- From: Carl Morris <msftrncs@htcnet.com>
- Date: Mon, 23 Sep 1996 08:04:40 -0500
- To: "Peter Flynn" <pflynn@curia.ucc.ie>
- Cc: "WWW HTML List" <www-html@w3.org>
| (as I said earlier, I see no reason why most all end tags can not be | assumed...) | | Many of them can. What's your problem? I think, for example, you need | to use end-tags on <H1>, otherwise the browser can't tell where the | heading ends. Same for <A>. I know some people have argued that <EM> | should be defined with an optional end-tag, so that emphasis gets | turned off automatically at the end of the paragraph.
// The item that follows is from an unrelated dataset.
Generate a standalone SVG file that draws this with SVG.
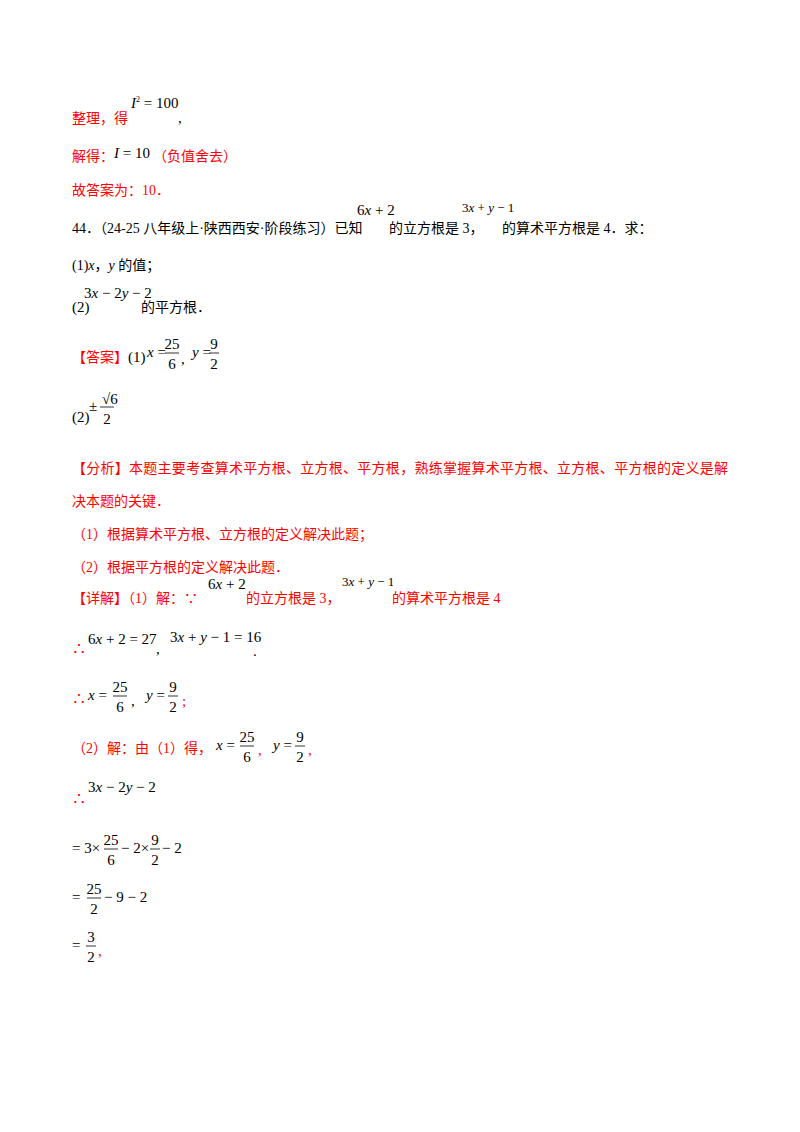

It can't???? Sense when.... Sense when can't a browser tell: <H1> Hi! <P> This isn't a headin! <H6> End of document! </HTML> From this I can infer that a <HTML> and <BODY> exist before the <H1>, I can infer that the <H1> must end before the <P> due to content conflicts, like wise I can tell the <P> had ended before the <H6> starts, and the <H6> is forced closed by the infered </BODY> closing caused by the </HTML>. Anything furthur in the file woild force me to error... Oh, and EM has to be closed before the closing <P>, a content conflict would occur.... a <P> can not be contained by an <EM>, character markup can not suround block markup as far as I read it... (except in the case of buggy MSIE's marquee tag...)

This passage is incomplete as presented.